## WHAT IS ASKED
All of the data that follows should be retyped exactly, please, except the pictures.

########################################

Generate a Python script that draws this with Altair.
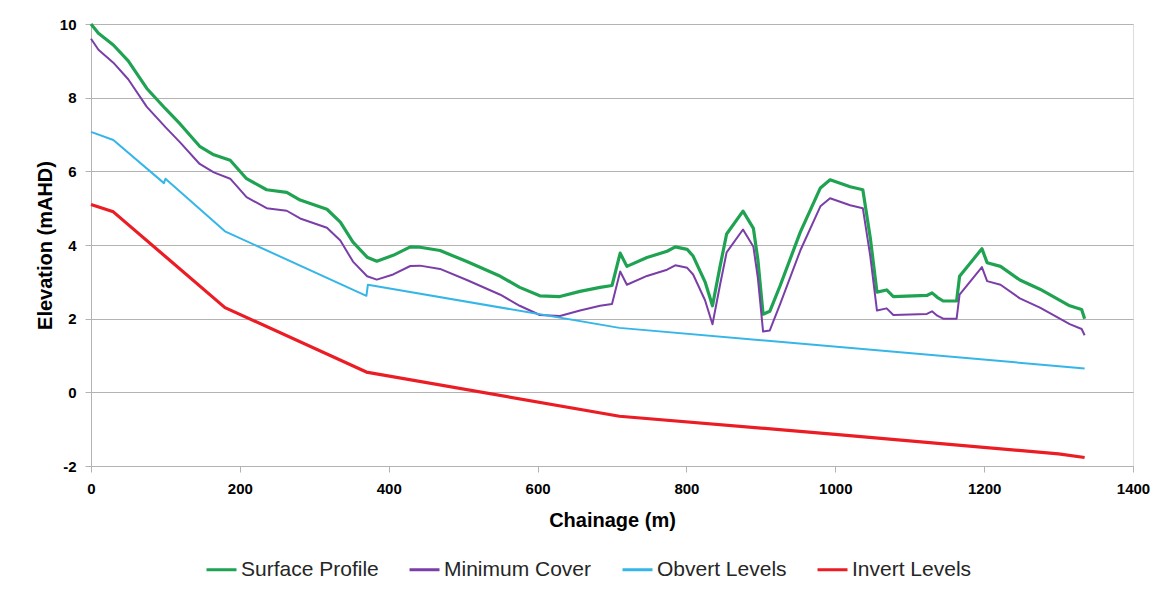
import altair as alt
import pandas as pd

series_names = ["Surface Profile", "Minimum Cover", "Obvert Levels", "Invert Levels"]
series_colors = ["#1fa352", "#7a3ea8", "#35b6e8", "#ec1c24"]
series_widths = [3.2, 2.0, 2.0, 3.2]

profile_chainage = [0, 10, 30, 50, 75, 100, 120, 146, 165, 187, 209, 236, 263, 281, 317, 335,
                    352, 371, 384, 406, 429, 442, 469, 505, 550, 576, 603, 630, 657, 684, 700,
                    711, 720, 747, 774, 785, 801, 809, 825, 835, 845, 854, 876, 890, 896, 903,
                    912, 926, 953, 980, 993, 1020, 1037, 1047, 1056, 1069, 1078, 1123, 1130,
                    1137, 1145, 1163, 1167, 1185, 1197, 1204, 1222, 1248, 1275, 1315, 1331, 1335]
surface_profile = [10.0, 9.75, 9.43, 9.0, 8.25, 7.7, 7.28, 6.68, 6.45, 6.3, 5.8, 5.5, 5.43, 5.22,
                   4.97, 4.62, 4.08, 3.67, 3.56, 3.72, 3.95, 3.94, 3.85, 3.55, 3.15, 2.85, 2.62,
                   2.6, 2.74, 2.85, 2.9, 3.78, 3.42, 3.66, 3.83, 3.95, 3.88, 3.7, 3.0, 2.35, 3.4,
                   4.3, 4.92, 4.45, 3.6, 2.12, 2.2, 2.9, 4.35, 5.55, 5.77, 5.58, 5.5, 4.2, 2.72,
                   2.78, 2.6, 2.63, 2.7, 2.58, 2.48, 2.48, 3.15, 3.6, 3.9, 3.52, 3.42, 3.05, 2.8,
                   2.35, 2.25, 2.0]
minimum_cover = [9.6, 9.3, 8.95, 8.5, 7.75, 7.2, 6.78, 6.2, 5.97, 5.8, 5.3, 5.0, 4.93, 4.72, 4.47,
                 4.12, 3.55, 3.15, 3.06, 3.2, 3.43, 3.44, 3.35, 3.05, 2.65, 2.35, 2.1, 2.07, 2.22,
                 2.35, 2.4, 3.28, 2.92, 3.16, 3.33, 3.45, 3.38, 3.2, 2.5, 1.85, 2.9, 3.8, 4.42,
                 3.95, 3.1, 1.65, 1.68, 2.4, 3.85, 5.05, 5.27, 5.08, 5.0, 3.7, 2.22, 2.28, 2.1,
                 2.13, 2.2, 2.08, 2.0, 2.0, 2.65, 3.1, 3.4, 3.02, 2.92, 2.55, 2.3, 1.85, 1.72, 1.55]

obvert_chainage = [0, 30, 98, 100, 180, 370, 372, 710, 1335]
obvert_levels = [7.07, 6.85, 5.68, 5.8, 4.37, 2.62, 2.92, 1.75, 0.65]

invert_chainage = [0, 30, 180, 370, 710, 1000, 1300, 1335]
invert_levels = [5.1, 4.9, 2.3, 0.55, -0.65, -1.14, -1.67, -1.77]

x_ticks = [0, 200, 400, 600, 800, 1000, 1200, 1400]
y_ticks = [-2, 0, 2, 4, 6, 8, 10]

frames = [
    pd.DataFrame({"series": series_names[0], "chainage": profile_chainage, "elev": surface_profile}),
    pd.DataFrame({"series": series_names[1], "chainage": profile_chainage, "elev": minimum_cover}),
    pd.DataFrame({"series": series_names[2], "chainage": obvert_chainage, "elev": obvert_levels}),
    pd.DataFrame({"series": series_names[3], "chainage": invert_chainage, "elev": invert_levels}),
]
df = pd.concat(frames, ignore_index=True)

font = "Liberation Sans"
grid_col = "#b3b3b3"

x_enc = alt.X("chainage:Q",
              scale=alt.Scale(domain=[0, 1400], nice=False, zero=False),
              axis=alt.Axis(values=x_ticks, title="Chainage (m)", grid=False,
                            labelExpr="'' + datum.value", labelFlush=False,
                            labelFontSize=15, labelFontWeight="bold", labelColor="#000000",
                            labelPadding=9, tickSize=6, tickColor=grid_col,
                            domainColor=grid_col, titleFontSize=20, titleFontWeight="bold",
                            titleColor="#000000", titleY=54, titleBaseline="middle",
                            titleX=521, labelFont=font, titleFont=font))
y_enc = alt.Y("elev:Q",
              scale=alt.Scale(domain=[-2, 10], nice=False, zero=False),
              axis=alt.Axis(values=y_ticks, title="Elevation (mAHD)", grid=True,
                            gridColor=grid_col, gridWidth=1.2,
                            labelExpr="'' + datum.value", labelFlush=False,
                            labelFontSize=15, labelFontWeight="bold", labelColor="#000000",
                            labelPadding=9, tickSize=6, tickColor=grid_col,
                            domainColor=grid_col, titleFontSize=20, titleFontWeight="bold",
                            titleColor="#000000", titleX=-46, titleY=221, titleAngle=270,
                            titleAlign="center", titleBaseline="middle",
                            labelFont=font, titleFont=font))
color_enc = alt.Color("series:N",
                      scale=alt.Scale(domain=series_names, range=series_colors),
                      sort=series_names,
                      legend=alt.Legend(title=None, orient="none", legendX=114, legendY=529,
                                        direction="horizontal", symbolType="stroke",
                                        symbolSize=900, symbolStrokeWidth=3,
                                        labelFontSize=21, labelFont=font, labelColor="#262626",
                                        labelOffset=3, columnPadding=24, labelLimit=400))

base = alt.Chart(df)
layers = []
for name, w in zip(series_names, series_widths):
    layers.append(
        base.transform_filter(alt.datum.series == name)
        .mark_line(strokeWidth=w, strokeJoin="round")
        .encode(x=x_enc, y=y_enc, color=color_enc)
    )

chart = alt.layer(*layers).properties(
    width=1042,
    height=442,
    autosize=alt.AutoSizeParams(type="none"),
    padding={"left": 83, "top": 16, "right": 20, "bottom": 125},
).configure_view(stroke=None).configure(background="white")

chart.save("out.html", embed_options={"renderer": "svg", "actions": False})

########################################

## CORRECT OUTPUT
Generate a Python script that draws this with Altair.
import altair as alt
import pandas as pd

series_names = ["Surface Profile", "Minimum Cover", "Obvert Levels", "Invert Levels"]
series_colors = ["#1fa352", "#7a3ea8", "#35b6e8", "#ec1c24"]
series_widths = [3.2, 2.0, 2.0, 3.2]

profile_chainage = [0, 10, 30, 50, 75, 100, 120, 146, 165, 187, 209, 236, 263, 281, 317, 335,
                    352, 371, 384, 406, 429, 442, 469, 505, 550, 576, 603, 630, 657, 684, 700,
                    711, 720, 747, 774, 785, 801, 809, 825, 835, 845, 854, 876, 890, 896, 903,
                    912, 926, 953, 980, 993, 1020, 1037, 1047, 1056, 1069, 1078, 1123, 1130,
                    1137, 1145, 1163, 1167, 1185, 1197, 1204, 1222, 1248, 1275, 1315, 1331, 1335]
surface_profile = [10.0, 9.75, 9.43, 9.0, 8.25, 7.7, 7.28, 6.68, 6.45, 6.3, 5.8, 5.5, 5.43, 5.22,
                   4.97, 4.62, 4.08, 3.67, 3.56, 3.72, 3.95, 3.94, 3.85, 3.55, 3.15, 2.85, 2.62,
                   2.6, 2.74, 2.85, 2.9, 3.78, 3.42, 3.66, 3.83, 3.95, 3.88, 3.7, 3.0, 2.35, 3.4,
                   4.3, 4.92, 4.45, 3.6, 2.12, 2.2, 2.9, 4.35, 5.55, 5.77, 5.58, 5.5, 4.2, 2.72,
                   2.78, 2.6, 2.63, 2.7, 2.58, 2.48, 2.48, 3.15, 3.6, 3.9, 3.52, 3.42, 3.05, 2.8,
                   2.35, 2.25, 2.0]
minimum_cover = [9.6, 9.3, 8.95, 8.5, 7.75, 7.2, 6.78, 6.2, 5.97, 5.8, 5.3, 5.0, 4.93, 4.72, 4.47,
                 4.12, 3.55, 3.15, 3.06, 3.2, 3.43, 3.44, 3.35, 3.05, 2.65, 2.35, 2.1, 2.07, 2.22,
                 2.35, 2.4, 3.28, 2.92, 3.16, 3.33, 3.45, 3.38, 3.2, 2.5, 1.85, 2.9, 3.8, 4.42,
                 3.95, 3.1, 1.65, 1.68, 2.4, 3.85, 5.05, 5.27, 5.08, 5.0, 3.7, 2.22, 2.28, 2.1,
                 2.13, 2.2, 2.08, 2.0, 2.0, 2.65, 3.1, 3.4, 3.02, 2.92, 2.55, 2.3, 1.85, 1.72, 1.55]

obvert_chainage = [0, 30, 98, 100, 180, 370, 372, 710, 1335]
obvert_levels = [7.07, 6.85, 5.68, 5.8, 4.37, 2.62, 2.92, 1.75, 0.65]

invert_chainage = [0, 30, 180, 370, 710, 1000, 1300, 1335]
invert_levels = [5.1, 4.9, 2.3, 0.55, -0.65, -1.14, -1.67, -1.77]

x_ticks = [0, 200, 400, 600, 800, 1000, 1200, 1400]
y_ticks = [-2, 0, 2, 4, 6, 8, 10]

frames = [
    pd.DataFrame({"series": series_names[0], "chainage": profile_chainage, "elev": surface_profile}),
    pd.DataFrame({"series": series_names[1], "chainage": profile_chainage, "elev": minimum_cover}),
    pd.DataFrame({"series": series_names[2], "chainage": obvert_chainage, "elev": obvert_levels}),
    pd.DataFrame({"series": series_names[3], "chainage": invert_chainage, "elev": invert_levels}),
]
df = pd.concat(frames, ignore_index=True)

font = "Liberation Sans"
grid_col = "#b3b3b3"

x_enc = alt.X("chainage:Q",
              scale=alt.Scale(domain=[0, 1400], nice=False, zero=False),
              axis=alt.Axis(values=x_ticks, title="Chainage (m)", grid=False,
                            labelExpr="'' + datum.value", labelFlush=False,
                            labelFontSize=15, labelFontWeight="bold", labelColor="#000000",
                            labelPadding=9, tickSize=6, tickColor=grid_col,
                            domainColor=grid_col, titleFontSize=20, titleFontWeight="bold",
                            titleColor="#000000", titleY=54, titleBaseline="middle",
                            titleX=521, labelFont=font, titleFont=font))
y_enc = alt.Y("elev:Q",
              scale=alt.Scale(domain=[-2, 10], nice=False, zero=False),
              axis=alt.Axis(values=y_ticks, title="Elevation (mAHD)", grid=True,
                            gridColor=grid_col, gridWidth=1.2,
                            labelExpr="'' + datum.value", labelFlush=False,
                            labelFontSize=15, labelFontWeight="bold", labelColor="#000000",
                            labelPadding=9, tickSize=6, tickColor=grid_col,
                            domainColor=grid_col, titleFontSize=20, titleFontWeight="bold",
                            titleColor="#000000", titleX=-46, titleY=221, titleAngle=270,
                            titleAlign="center", titleBaseline="middle",
                            labelFont=font, titleFont=font))
color_enc = alt.Color("series:N",
                      scale=alt.Scale(domain=series_names, range=series_colors),
                      sort=series_names,
                      legend=alt.Legend(title=None, orient="none", legendX=114, legendY=529,
                                        direction="horizontal", symbolType="stroke",
                                        symbolSize=900, symbolStrokeWidth=3,
                                        labelFontSize=21, labelFont=font, labelColor="#262626",
                                        labelOffset=3, columnPadding=24, labelLimit=400))

base = alt.Chart(df)
layers = []
for name, w in zip(series_names, series_widths):
    layers.append(
        base.transform_filter(alt.datum.series == name)
        .mark_line(strokeWidth=w, strokeJoin="round")
        .encode(x=x_enc, y=y_enc, color=color_enc)
    )

chart = alt.layer(*layers).properties(
    width=1042,
    height=442,
    autosize=alt.AutoSizeParams(type="none"),
    padding={"left": 83, "top": 16, "right": 20, "bottom": 125},
).configure_view(stroke=None).configure(background="white")

chart.save("out.html", embed_options={"renderer": "svg", "actions": False})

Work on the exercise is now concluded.